- [DIRECTIVE] Extract only the first line of the listing and every line after it up to and including the one with "plt.rcParams['mathtext.bf'] = 'Lato:bold'". Omit the pictures.

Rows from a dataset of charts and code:
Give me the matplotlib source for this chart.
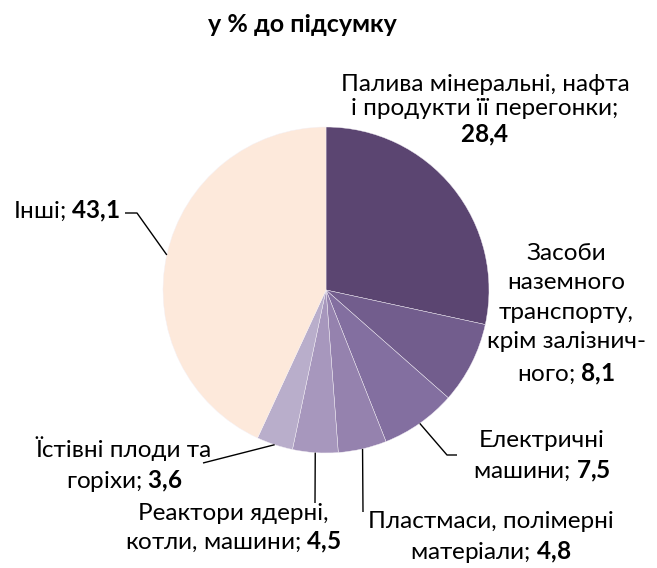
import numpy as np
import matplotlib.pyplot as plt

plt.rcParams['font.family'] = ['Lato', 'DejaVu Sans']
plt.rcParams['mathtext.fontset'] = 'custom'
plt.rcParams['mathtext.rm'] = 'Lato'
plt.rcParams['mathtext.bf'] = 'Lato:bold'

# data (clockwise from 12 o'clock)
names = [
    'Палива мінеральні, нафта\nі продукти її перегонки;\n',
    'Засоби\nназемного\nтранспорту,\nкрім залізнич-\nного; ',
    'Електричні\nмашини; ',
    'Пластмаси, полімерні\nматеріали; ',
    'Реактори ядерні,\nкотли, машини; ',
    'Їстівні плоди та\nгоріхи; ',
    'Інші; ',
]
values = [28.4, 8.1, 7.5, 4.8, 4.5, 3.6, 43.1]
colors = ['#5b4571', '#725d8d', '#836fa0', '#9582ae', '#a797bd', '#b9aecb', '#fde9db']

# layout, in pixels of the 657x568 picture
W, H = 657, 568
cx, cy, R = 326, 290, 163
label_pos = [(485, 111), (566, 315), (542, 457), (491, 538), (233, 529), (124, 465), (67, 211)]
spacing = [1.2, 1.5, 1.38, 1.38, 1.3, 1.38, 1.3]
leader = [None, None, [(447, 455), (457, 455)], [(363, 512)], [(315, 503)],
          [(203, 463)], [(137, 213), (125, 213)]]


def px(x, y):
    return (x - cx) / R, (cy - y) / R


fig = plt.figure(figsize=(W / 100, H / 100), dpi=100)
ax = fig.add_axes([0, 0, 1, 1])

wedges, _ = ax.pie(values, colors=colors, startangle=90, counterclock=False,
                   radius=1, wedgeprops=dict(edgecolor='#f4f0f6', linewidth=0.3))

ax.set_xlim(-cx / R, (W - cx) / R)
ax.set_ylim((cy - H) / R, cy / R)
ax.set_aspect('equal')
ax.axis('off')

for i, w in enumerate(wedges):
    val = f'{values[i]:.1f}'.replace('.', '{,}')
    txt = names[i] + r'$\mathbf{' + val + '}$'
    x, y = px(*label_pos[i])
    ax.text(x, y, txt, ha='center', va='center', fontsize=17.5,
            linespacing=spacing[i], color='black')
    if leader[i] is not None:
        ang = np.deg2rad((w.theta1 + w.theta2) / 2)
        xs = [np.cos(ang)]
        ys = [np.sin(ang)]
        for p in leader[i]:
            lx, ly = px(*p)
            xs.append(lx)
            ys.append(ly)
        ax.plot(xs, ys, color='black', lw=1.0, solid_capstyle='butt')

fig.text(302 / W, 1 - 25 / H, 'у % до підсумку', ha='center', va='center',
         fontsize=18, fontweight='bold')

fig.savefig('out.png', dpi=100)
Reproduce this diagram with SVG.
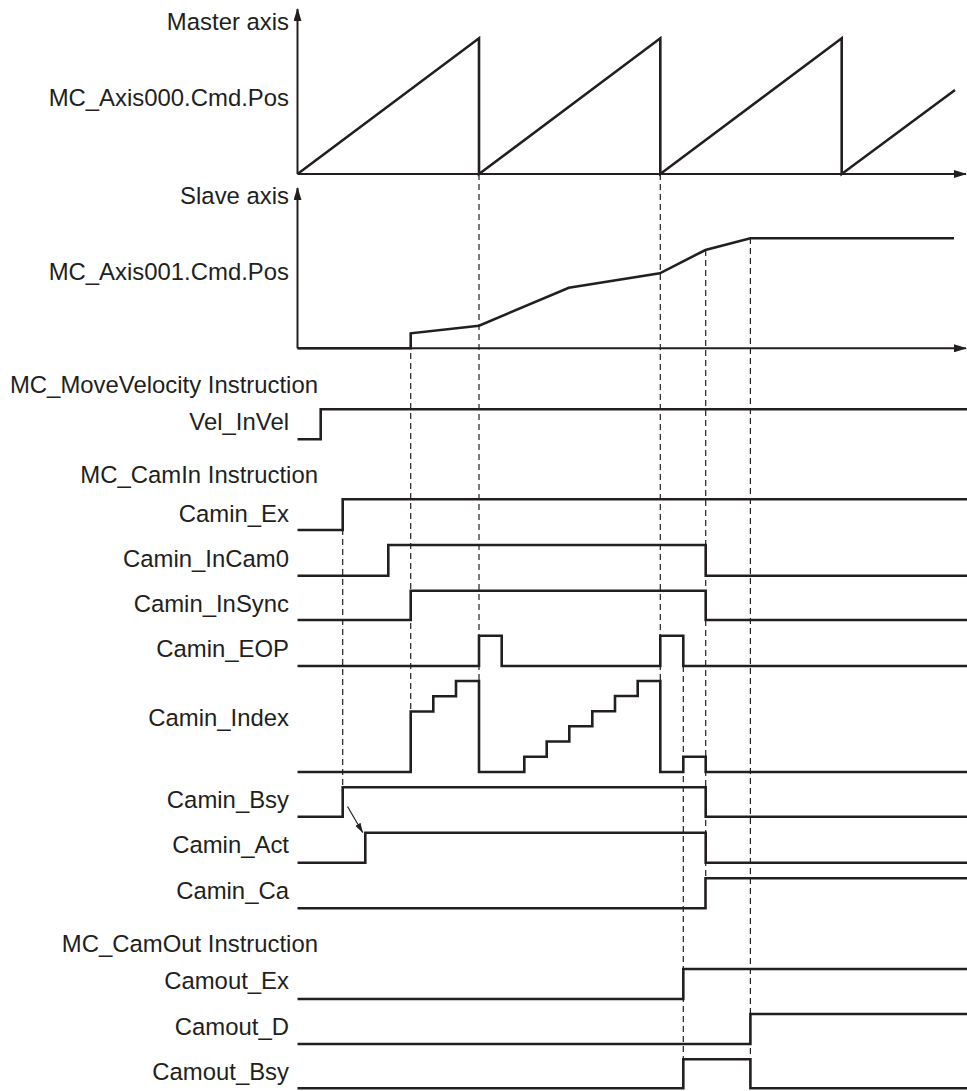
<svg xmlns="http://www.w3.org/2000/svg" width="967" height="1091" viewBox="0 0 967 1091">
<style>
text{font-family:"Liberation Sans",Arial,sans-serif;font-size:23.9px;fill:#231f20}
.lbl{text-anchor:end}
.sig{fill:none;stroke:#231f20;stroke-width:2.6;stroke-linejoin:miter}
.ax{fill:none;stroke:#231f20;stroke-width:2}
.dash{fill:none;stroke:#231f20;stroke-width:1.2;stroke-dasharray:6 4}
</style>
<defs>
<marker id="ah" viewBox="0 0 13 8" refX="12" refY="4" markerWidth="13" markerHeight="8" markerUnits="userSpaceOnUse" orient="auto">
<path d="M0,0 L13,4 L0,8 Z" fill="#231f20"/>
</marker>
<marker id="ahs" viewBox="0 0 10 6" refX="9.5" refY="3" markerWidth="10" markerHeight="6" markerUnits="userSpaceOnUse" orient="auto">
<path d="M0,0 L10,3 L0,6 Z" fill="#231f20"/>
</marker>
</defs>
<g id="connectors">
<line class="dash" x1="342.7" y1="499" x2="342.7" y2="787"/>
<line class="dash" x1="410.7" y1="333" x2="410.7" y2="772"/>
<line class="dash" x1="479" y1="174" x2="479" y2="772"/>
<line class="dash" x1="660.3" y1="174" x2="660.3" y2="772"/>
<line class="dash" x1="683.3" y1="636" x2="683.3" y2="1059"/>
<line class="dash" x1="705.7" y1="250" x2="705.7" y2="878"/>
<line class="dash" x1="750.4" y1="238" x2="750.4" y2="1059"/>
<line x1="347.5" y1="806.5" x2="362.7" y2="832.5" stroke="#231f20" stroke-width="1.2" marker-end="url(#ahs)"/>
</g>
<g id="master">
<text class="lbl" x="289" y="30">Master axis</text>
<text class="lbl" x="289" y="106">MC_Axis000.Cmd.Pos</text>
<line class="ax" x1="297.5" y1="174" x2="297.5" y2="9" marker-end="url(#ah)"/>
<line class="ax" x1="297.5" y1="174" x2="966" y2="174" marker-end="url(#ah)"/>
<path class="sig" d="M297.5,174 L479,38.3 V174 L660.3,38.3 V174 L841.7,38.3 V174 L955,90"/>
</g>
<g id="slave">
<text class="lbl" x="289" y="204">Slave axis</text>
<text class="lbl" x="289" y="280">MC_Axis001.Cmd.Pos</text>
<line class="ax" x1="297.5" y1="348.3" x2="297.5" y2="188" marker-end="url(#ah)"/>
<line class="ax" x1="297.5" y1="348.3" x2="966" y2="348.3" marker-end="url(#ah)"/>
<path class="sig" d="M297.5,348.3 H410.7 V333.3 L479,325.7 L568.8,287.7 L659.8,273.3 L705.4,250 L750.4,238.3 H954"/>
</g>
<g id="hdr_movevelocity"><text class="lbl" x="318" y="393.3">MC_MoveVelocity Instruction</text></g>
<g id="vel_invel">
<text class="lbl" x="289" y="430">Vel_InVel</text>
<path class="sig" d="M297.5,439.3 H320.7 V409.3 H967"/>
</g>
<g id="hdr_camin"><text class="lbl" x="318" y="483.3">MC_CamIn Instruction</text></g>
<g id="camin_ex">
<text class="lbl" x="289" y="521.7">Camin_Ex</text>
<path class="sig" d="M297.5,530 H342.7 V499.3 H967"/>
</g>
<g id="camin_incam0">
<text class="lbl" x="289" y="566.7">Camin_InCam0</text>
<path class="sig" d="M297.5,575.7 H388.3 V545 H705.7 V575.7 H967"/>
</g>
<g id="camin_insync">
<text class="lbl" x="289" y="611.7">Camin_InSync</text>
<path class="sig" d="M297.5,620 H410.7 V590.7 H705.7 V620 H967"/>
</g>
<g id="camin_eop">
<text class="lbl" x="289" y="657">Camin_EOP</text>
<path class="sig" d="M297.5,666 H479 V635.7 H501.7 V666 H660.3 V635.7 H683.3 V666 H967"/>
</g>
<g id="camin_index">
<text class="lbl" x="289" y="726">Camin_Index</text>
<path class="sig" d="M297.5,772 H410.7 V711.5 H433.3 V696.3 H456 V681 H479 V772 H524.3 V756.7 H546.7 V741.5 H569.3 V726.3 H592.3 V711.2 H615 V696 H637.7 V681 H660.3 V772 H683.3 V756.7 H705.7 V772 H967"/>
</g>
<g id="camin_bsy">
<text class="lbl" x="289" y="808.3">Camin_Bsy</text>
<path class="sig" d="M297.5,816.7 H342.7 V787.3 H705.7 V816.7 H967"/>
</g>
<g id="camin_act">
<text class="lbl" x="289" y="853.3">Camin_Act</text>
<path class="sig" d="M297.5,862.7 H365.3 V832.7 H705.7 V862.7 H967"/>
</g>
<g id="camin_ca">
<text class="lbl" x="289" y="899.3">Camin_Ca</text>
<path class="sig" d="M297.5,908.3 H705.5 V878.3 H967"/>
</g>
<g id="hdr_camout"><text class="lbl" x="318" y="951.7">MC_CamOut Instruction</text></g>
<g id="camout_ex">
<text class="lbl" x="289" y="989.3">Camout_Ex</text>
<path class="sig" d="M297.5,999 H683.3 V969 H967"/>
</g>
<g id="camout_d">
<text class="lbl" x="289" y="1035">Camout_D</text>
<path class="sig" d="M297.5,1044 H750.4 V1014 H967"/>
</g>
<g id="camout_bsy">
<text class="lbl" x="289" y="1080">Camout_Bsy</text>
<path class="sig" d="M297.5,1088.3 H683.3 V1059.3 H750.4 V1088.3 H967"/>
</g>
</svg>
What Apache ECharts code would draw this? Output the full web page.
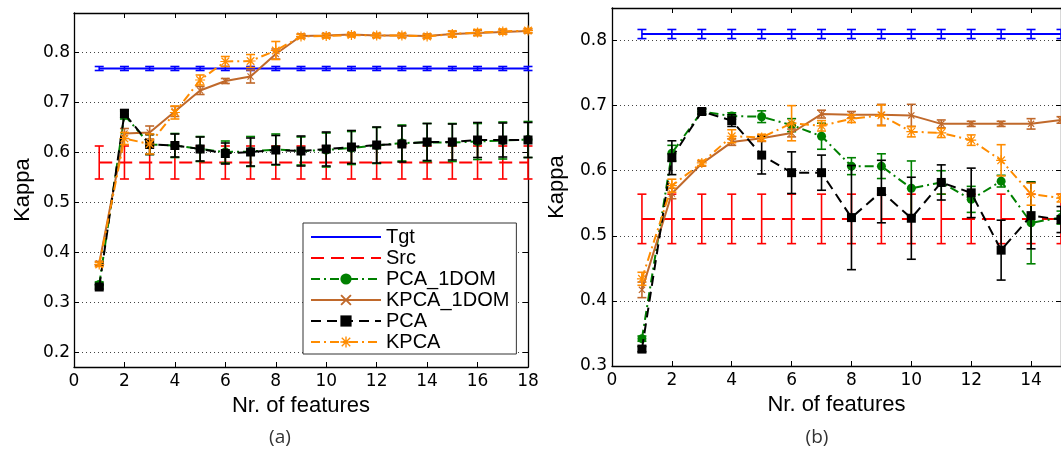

- [OUTPUT]
Give me the matplotlib source for this chart.
import numpy as np
import matplotlib.pyplot as plt

plt.rcParams['font.family'] = ['Lato', 'DejaVu Sans']
plt.rcParams['mathtext.fontset'] = 'custom'
plt.rcParams['mathtext.rm'] = 'Lato'
plt.rcParams['mathtext.bf'] = 'Lato:bold'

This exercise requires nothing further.